Thousands of thin coloured wires, like spaghetti, show the cabling of the human brain - with each wire representing a bundle of axons or nerve fibres.
The image is reminiscent of one of those depicting flight paths across the planet - all linked by a number of key airport hubs.
The brain also has several hubs - regions that are highly connected. Prof Bullmore explained that people with schizophrenia tend to have fewer brain hubs so their neural networks are somewhat less connected than would be found in a healthy brain.
By studying the development of brain networks in adolescence, when brain hubs are becoming strengthened and consolidated, Prof Bullmore and his team are hoping to unravel the developmental changes that contribute to mental illness.
He said: "If we can understand the genetic mechanisms that drive network development to go off on a different path that leads to schizophrenia, then we can design new drugs - not just those that damp down the symptoms of hallucinations and delusions, but we may be able to identify treatments that prevent an individual at risk of schizophrenia from developing the condition or to improve the long term prognosis of patients."
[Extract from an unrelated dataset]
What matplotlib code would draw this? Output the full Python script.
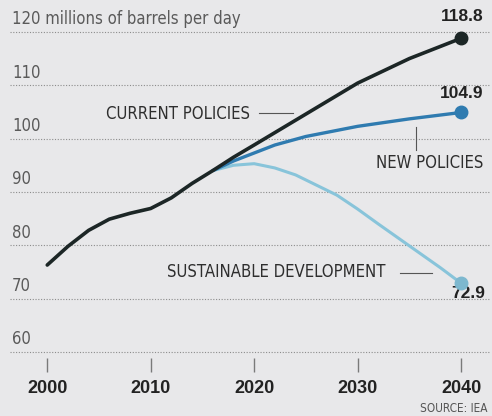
import matplotlib
matplotlib.use("Agg")
import matplotlib.pyplot as plt
from matplotlib import font_manager

# fonte estreita se houver
fontes = font_manager.fontManager.ttflist
nomes = {f.name for f in fontes}
estica = "normal"
if "Liberation Sans Narrow" in nomes:
    estreita, tam = "Liberation Sans Narrow", 13
elif any(f.name == "DejaVu Sans" and f.stretch in ("condensed", 700) for f in fontes):
    estreita, tam, estica = "DejaVu Sans", 12, "condensed"
elif "Roboto" in nomes:
    estreita, tam = "Roboto", 11.5
else:
    estreita, tam = "Liberation Sans", 11.5
larga = "Liberation Sans" if "Liberation Sans" in nomes else "DejaVu Sans"

# dados (milhões de barris por dia)
anos_hist = [2000, 2002, 2004, 2006, 2008, 2010, 2012, 2014, 2016]
hist = [76.3, 79.8, 82.8, 84.9, 86.0, 86.9, 88.9, 91.6, 94.0]

anos_cp = [2016, 2018, 2020, 2025, 2030, 2035, 2040]
current = [94.0, 96.5, 98.8, 104.6, 110.4, 115.0, 118.8]

anos_np = [2016, 2018, 2020, 2022, 2025, 2030, 2035, 2040]
new = [94.0, 95.8, 97.3, 98.8, 100.4, 102.3, 103.7, 104.9]

anos_sd = [2016, 2018, 2020, 2022, 2024, 2026, 2028, 2030, 2032, 2035, 2038, 2040]
sustain = [94.0, 95.0, 95.3, 94.5, 93.2, 91.3, 89.4, 86.8, 84.0, 79.9, 75.8, 72.9]

anos_ticks = [2000, 2010, 2020, 2030, 2040]
y_ticks = [60, 70, 80, 90, 100, 110, 120]

fundo = "#e8e8ea"
c_cp = "#1c2626"
c_np = "#2f7bb0"
c_sd = "#88c4da"

fig = plt.figure(figsize=(4.92, 4.16), dpi=100, facecolor=fundo)
ax = fig.add_axes([10 / 492, 1 - 358 / 416, 480 / 492, 333 / 416])
ax.set_facecolor(fundo)
ax.set_xlim(1996.4, 2042.8)
ax.set_ylim(58.87, 121.3)

for s in ax.spines.values():
    s.set_visible(False)

# linhas de grade pontilhadas
for v in y_ticks:
    ax.axhline(v, color="#8c8c8c", lw=0.8, ls=(0, (1, 1.5)), zorder=1)
    txt = "120 millions of barrels per day" if v == 120 else str(v)
    ax.text(1996.6, v + 0.7, txt, ha="left", va="bottom", fontsize=tam,
            family=estreita, fontstretch=estica, color="#5a5a5a")

# séries
ax.plot(anos_sd, sustain, color=c_sd, lw=2.2, zorder=3, solid_capstyle="round")
ax.plot(anos_sd[-1:], sustain[-1:], "o", color="#7db8cf", ms=9, zorder=4)
ax.plot(anos_np, new, color=c_np, lw=2.4, zorder=4, solid_capstyle="round")
ax.plot(anos_np[-1:], new[-1:], "o", color=c_np, ms=9, zorder=5)
ax.plot(anos_hist + anos_cp[1:], hist + current[1:], color=c_cp, lw=2.6,
        zorder=6, solid_capstyle="round", solid_joinstyle="round")
ax.plot(anos_cp[-1:], current[-1:], "o", color=c_cp, ms=9, zorder=7)

# rótulos dos cenários
rot = dict(family=estreita, fontstretch=estica, fontsize=tam,
           color="#2e2e2e")
ax.text(2019.6, 104.6, "CURRENT POLICIES", ha="right", va="center", **rot)
ax.plot([2020.5, 2023.8], [104.8, 104.8], color="#555555", lw=0.8)
ax.text(2042.2, 95.4, "NEW POLICIES", ha="right", va="center", **rot)
ax.plot([2035.65, 2035.65], [97.9, 102.2], color="#555555", lw=0.8)
ax.text(2032.7, 75.0, "SUSTAINABLE DEVELOPMENT", ha="right", va="center", **rot)
ax.plot([2034.1, 2037.2], [74.8, 74.8], color="#555555", lw=0.8)

# valores finais
val = dict(family=larga, fontsize=12.5, fontweight="bold", color="#222222",
           ha="right", va="center")
ax.text(2042.2, 122.85, f"{current[-1]:.1f}", clip_on=False, **val)
ax.text(2042.2, 108.5, f"{new[-1]:.1f}", **val)
ax.text(2042.3, 71.0, f"{sustain[-1]:.1f}", **val)

# eixo x
ax.set_yticks([])
ax.set_xticks(anos_ticks)
ax.set_xticklabels([str(a) for a in anos_ticks], family=larga, fontsize=13,
                   fontweight="bold", color="#222222")
ax.tick_params(axis="x", length=10, width=1, color="#7a7a7a", pad=6)

fig.text(488 / 492, 1 - 408 / 416, "SOURCE: IEA", ha="right", va="center",
         family=estreita, fontstretch=estica, fontsize=8.5, color="#555555")

fig.savefig("out.png", dpi=100, facecolor=fundo)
In another part of Cambridge, being gentled rocked inside an incubator at body temperature, I was able to see dozens of so-called organoids - miniature developing human brains.
These balls of tissue strongly mimic the early stages of foetal brain development - so represent another important approach towards enhancing our understanding of the most complex biological structure on the planet.
The technique for growing organoids was discovered by Madeline Lancaster, a developmental biologist, now based at the Medical Research Council's Laboratory of Molecular Biology.
Skin cells are taken from an adult donor and then reprogrammed to become early stage neurons. Induced pluripotent stem cells (iPSCs) are widely used in research to create patient-specific models of disease.
Madeline Lancaster devised the means to coax the cells to develop in 3D and, as a result, to become mini-brains.
When taken from patients with mental illness, they can be used to investigate the origins of their disease.
She told me: "The human brain is the organ which is most different from other forms of life and so some questions about how it functions and why it goes wrong just can't be answered in animal models such as rodents. We have high hopes that organoids can give us real insights into how mental illness develops.
"I think it is a really huge step towards some hopefully amazing breakthroughs in what has been a desert in the field of biomedicine. Mental health disorders have been really lacking in terms of new treatments to treat these really devastating disorders"
So when will this research lead to better treatments? Prof Kapur of King's College London urges patience.
He reminds me that the "war on cancer" was declared in 1971 (in a speech by President Nixon), and that it took three decades for major advances to reach most patients.
"In the next five to 10 years we'll be able to use genetics and neuroscience to target treatments better to patients. Based on the knowledge we have now we could also have new medications, not for an entire illness for a subset of autism or schizophrenia."
He also stressed that there is not a drug for everything: any new medications would be just part of the answer with psychological treatments playing a vital role in improving outcomes.
It was a privilege to be allowed to hold a human brain. The experience increased my respect for this piece of tissue, which can be so easily damaged with catastrophic consequences.
It also reinforced my sense of wonder at this masterpiece of evolution. Brains really are beautiful.